A few years ago, grocery stores competing with Wal-Mart began to get creative. They started with premium private label products, and moved on to an expansion of their organic food selections. But then they, and other grocery-only corporations, figured something else out: America was tired of frozen dinners and of cooking. Enter the home-cooked meal you pick up at the store. The personal chef is one step beyond this.
Personal chefs are usually trained professional chefs with an inventory of recipes and specialties who cook exclusively for private homes. This does not mean Chef Mike is going to come to your house and create the perfect duck a l’orange for you; rather, it means he puts together gourmet meals that you can later heat up yourself. You get good nutrition and great food combined with the convenience of TV dinners.

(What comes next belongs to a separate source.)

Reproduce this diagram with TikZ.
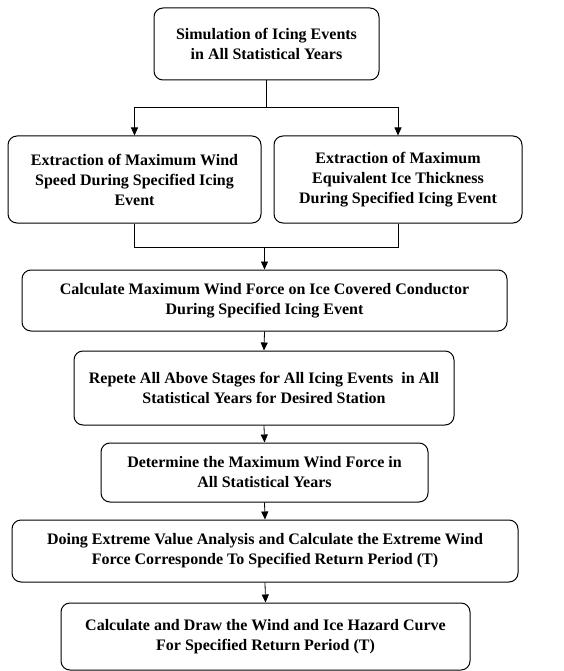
\documentclass[tikz,border=0pt]{standalone}
\usepackage{fontspec}
\setmainfont{Liberation Serif}
\usetikzlibrary{arrows.meta}
\begin{document}
\begin{tikzpicture}[x=1pt,y=-1pt,
  box/.style={draw, line width=1pt, rounded corners=9pt, align=center, inner sep=0pt,
    font=\fontsize{16}{20}\selectfont\bfseries},
  conn/.style={line width=0.8pt},
  arr/.style={conn, -{Triangle[length=8pt,width=7pt]}}]
\useasboundingbox (0,0) rectangle (563,671);
\node[box, minimum width=225pt, minimum height=72pt] (b1) at (266.5,44) {Simulation of Icing Events\\in All Statistical Years};
\node[box, minimum width=253pt, minimum height=87pt] (b2) at (134.5,179.5) {Extraction of Maximum Wind\\Speed During Specified Icing\\Event};
\node[box, minimum width=248pt, minimum height=87pt] (b3) at (398,179.5) {Extraction of Maximum\\Equivalent Ice Thickness\\During Specified Icing Event};
\node[box, minimum width=485pt, minimum height=61pt] (b4) at (264.5,300.5) {Calculate Maximum Wind Force on Ice Covered Conductor\\During Specified Icing Event};
\node[box, minimum width=380pt, minimum height=74pt] (b5) at (264,388) {Repete All Above Stages for All Icing Events\ \ in All\\Statistical Years for Desired Station};
\node[box, minimum width=327pt, minimum height=59pt] (b6) at (264.5,472.5) {Determine the Maximum Wind Force in\\All Statistical Years};
\node[box, minimum width=506pt, minimum height=62pt] (b7) at (265,551) {Doing Extreme Value Analysis and Calculate the Extreme Wind\\Force Corresponde To Specified Return Period (T)};
\node[box, minimum width=409pt, minimum height=67pt] (b8) at (265.5,636.5) {Calculate and Draw the Wind and Ice Hazard Curve\\For Specified Return Period (T)};
\coordinate (j1) at (266.5,107);
\coordinate (j2) at (264.5,247);
\draw[conn] (b1.south) -- (j1);
\draw[arr] (j1) -| (b2.north);
\draw[arr] (j1) -| (b3.north);
\draw[conn] (b2.south) |- (j2);
\draw[conn] (b3.south) |- (j2);
\draw[arr] (j2) -- (b4.north);
\draw[arr] (b4.south) -- (b5.north);
\draw[arr] (b5.south) -- (b6.north);
\draw[arr] (b6.south) -- (b7.north);
\draw[arr] (b7.south) -- (b8.north);
\end{tikzpicture}
\end{document}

Though your personal chef may make a home visit just to check your tools out and ensure you can follow his directions, he never has to set foot in your house otherwise. Instead, he prepares meals up to a week in advance and refrigerates or freezes them, then has them delivered to your door with directions on how to cook them. This gives you dinners much superior to the typical frozen fare, or even the deli-prepared meals of upscale groceries, without the work it takes to cook them yourself.
Prices are surprisingly affordable, especially for single people or childless professional couples whose time is at a premium. Personal chefs charge you for the cost of the food and a surcharge for preparing their meals — either a flat per-meal rate or an hourly charge for preparation and delivery. The total cost per meal should be on a par with what you’d pay in a restaurant, or even a little less, for the same meal, but with the convenience of your dinner being at your home. In addition, with each meal tailored for you, you can easily watch your diet, eat kosher, or deal with diabetes and other food-related medical conditions.
It’s a good deal for the chefs, too. Instead of working horrible hours at a high-pressure restaurant making an average of just under $15 an hour, they can choose their own work hours, build as large or small a clientele as they wish, and double their salaries by working for themselves. Already, some 5000 professional chefs have dropped out of the restaurant business to pick up a private client list. Look for many more to do this in the future, and probably small corporations to start up providing full-service home delivered meals as well.